In Brief – Amazon’s Italian logistics business unit has resolved a major investigation brought by the Milan public prosecutor’s office into alleged tax evasion and unlawful labor practices by paying roughly €180 million ($210 million) to Italy’s tax agency and abandoning a driver-monitoring system. The probe, initiated in 2024, accused Amazon of relying on small delivery businesses to supply delivery workers in ways that allowed Amazon to circumvent labor obligations, reduce social security contributions, and avoid paying value-added tax. Authorities initially seized €121 million as part of the inquiry. Italian officials indicate that Amazon now joins approximately 30 other companies that have settled similar investigations over the past two years, with collective settlements exceeding €1 billion. In a statement, Amazon said it had clarified its practices with regulators and claimed that its work to address concerns helped raise compliance standards across the broader delivery sector. The Milan prosecutor’s office has also scrutinized employment and contracting practices at other major delivery firms, including the Italian operations of DHL, FedEx, and UPS.
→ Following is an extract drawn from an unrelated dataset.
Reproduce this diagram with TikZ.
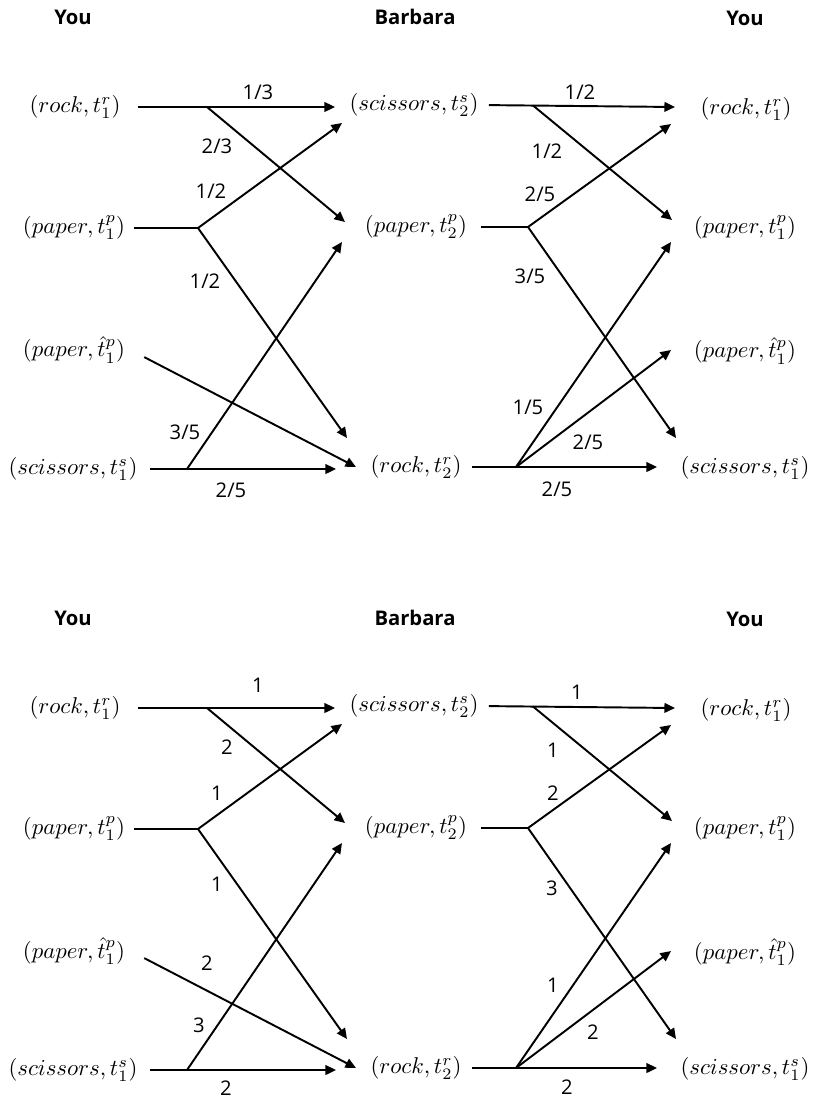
\documentclass[tikz,border=0pt]{standalone}
\usepackage{fontspec}
\setsansfont{Open Sans}
\usetikzlibrary{arrows.meta}

\begin{document}
\begin{tikzpicture}[x=0.02cm, y=-0.02cm,
	choice/.style={inner sep=0pt, scale=1.3, transform shape},
	player/.style={font=\sffamily\bfseries\fontsize{11.5}{14}\selectfont},
	weight/.style={inner sep=0pt, font=\sffamily\fontsize{11.5}{14}\selectfont},
	move/.style={line width=1.1pt},
	arr/.style={move, -{Triangle[length=6pt, width=5.5pt]}}]
	\useasboundingbox (0,0) rectangle (814,1099);

	\foreach \d/\dy in {t/0, b/601}{
		\begin{scope}[shift={(0,\dy)}]
			\node[player] (\d-you1) at (73,17) {You};
			\node[player] (\d-barb) at (415,17) {Barbara};
			\node[player] (\d-you2) at (745,18) {You};

			\node[choice] (\d-l1) at (75,107) {$(rock,t_1^r)$};
			\node[choice] (\d-l2) at (74,228) {$(paper,t_1^p)$};
			\node[choice] (\d-l3) at (74,350) {$(paper,\hat{t}_1^p)$};
			\node[choice] (\d-l4) at (73,469) {$(scissors,t_1^s)$};

			\node[choice] (\d-m1) at (414,105) {$(scissors,t_2^s)$};
			\node[choice] (\d-m2) at (416,227) {$(paper,t_2^p)$};
			\node[choice] (\d-m3) at (416,467) {$(rock,t_2^r)$};

			\node[choice] (\d-r1) at (746,109) {$(rock,t_1^r)$};
			\node[choice] (\d-r2) at (745,228) {$(paper,t_1^p)$};
			\node[choice] (\d-r3) at (745,351) {$(paper,\hat{t}_1^p)$};
			\node[choice] (\d-r4) at (745,468) {$(scissors,t_1^s)$};

			\coordinate (\d-a1) at (207,107);
			\coordinate (\d-a2) at (198,228);
			\coordinate (\d-a4) at (187,469);
			\coordinate (\d-b1) at (533,105.5);
			\coordinate (\d-b2) at (528,227);
			\coordinate (\d-b3) at (516,467);

			\coordinate (\d-t1) at (335,107);
			\coordinate (\d-t2) at (345,222);
			\coordinate (\d-t3) at (342,123);
			\coordinate (\d-t4) at (347,438);
			\coordinate (\d-t5) at (356,467);
			\coordinate (\d-t6) at (336,469);
			\coordinate (\d-t7) at (342,242);
			\coordinate (\d-u1) at (675,107);
			\coordinate (\d-u2) at (672,220);
			\coordinate (\d-u3) at (671,124);
			\coordinate (\d-u4) at (676,438);
			\coordinate (\d-u5) at (657,467);
			\coordinate (\d-u6) at (671,242);
			\coordinate (\d-u7) at (671,350);

			\draw[arr, shorten <=9.6pt] (\d-l1.east) -- (\d-t1);
			\draw[arr] (\d-a1) -- (\d-t2);
			\draw[move, shorten <=5pt] (\d-l2.east) -- (\d-a2);
			\draw[arr] (\d-a2) -- (\d-t3);
			\draw[arr] (\d-a2) -- (\d-t4);
			\draw[arr, shorten <=12pt] ([yshift=1.5pt]\d-l3.east) -- (\d-t5);
			\draw[arr, shorten <=6.8pt] (\d-l4.east) -- (\d-t6);
			\draw[arr] (\d-a4) -- (\d-t7);

			\draw[arr, shorten <=5.7pt] (\d-m1.east) -- (\d-u1);
			\draw[arr] (\d-b1) -- (\d-u2);
			\draw[move, shorten <=7.4pt] (\d-m2.east) -- (\d-b2);
			\draw[arr] (\d-b2) -- (\d-u3);
			\draw[arr] (\d-b2) -- (\d-u4);
			\draw[arr, shorten <=5.7pt] (\d-m3.east) -- (\d-u5);
			\draw[arr] (\d-b3) -- (\d-u6);
			\draw[arr] (\d-b3) -- (\d-u7);
		\end{scope}
	}

	\foreach \x/\y/\w [count=\i] in {
		258/92/{1/3}, 217/146/{2/3}, 211/191/{1/2}, 205/281/{1/2},
		185/432/{3/5}, 231/490/{2/5},
		580/92/{1/2}, 547/151/{1/2}, 540/194/{2/5}, 530/276/{3/5},
		528/407/{1/5}, 588/442/{2/5}, 557/489/{2/5}}{
		\node[weight] (wt\i) at (\x,\y) {\w};
	}
	\foreach \x/\y/\w [count=\i] in {
		258/685/1, 227/747/2, 217/793/1, 217/884/1, 207/963/2,
		199/1025/3, 226/1088/2,
		577/692/1, 553/750/1, 553/793/2, 552/888/3,
		553/985/1, 593/1032/2, 567/1087/2}{
		\node[weight] (wb\i) at (\x,\y) {\w};
	}
\end{tikzpicture}
\end{document}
Context – Amazon has been one of the largest Gig work businesses for years. Two Gig-style platforms are central to Amazon’s delivery services. Delivery Service Partners are a fleet of small businesses that buy delivery vans and use Gig drivers to operate them, with the driver performance tightly guided by Amazon. When safety, health, and labor shortcomings occur, Amazon often pins the failings on the small firms. Amazon’s second Gig delivery program, called Flex, is an Uber-style app platform where drivers sign up directly and use their own vehicles. Both programs have faced criticism and challenges globally for worker misclassification, lax safety, and aggressive monitoring by Amazon. Although the EU’s Platform Labor Directive was initially intended to set uniform Gig worker employee classification standards, the final version left that in the hands of each member state, with some, including Spain and Portugal, going further than others.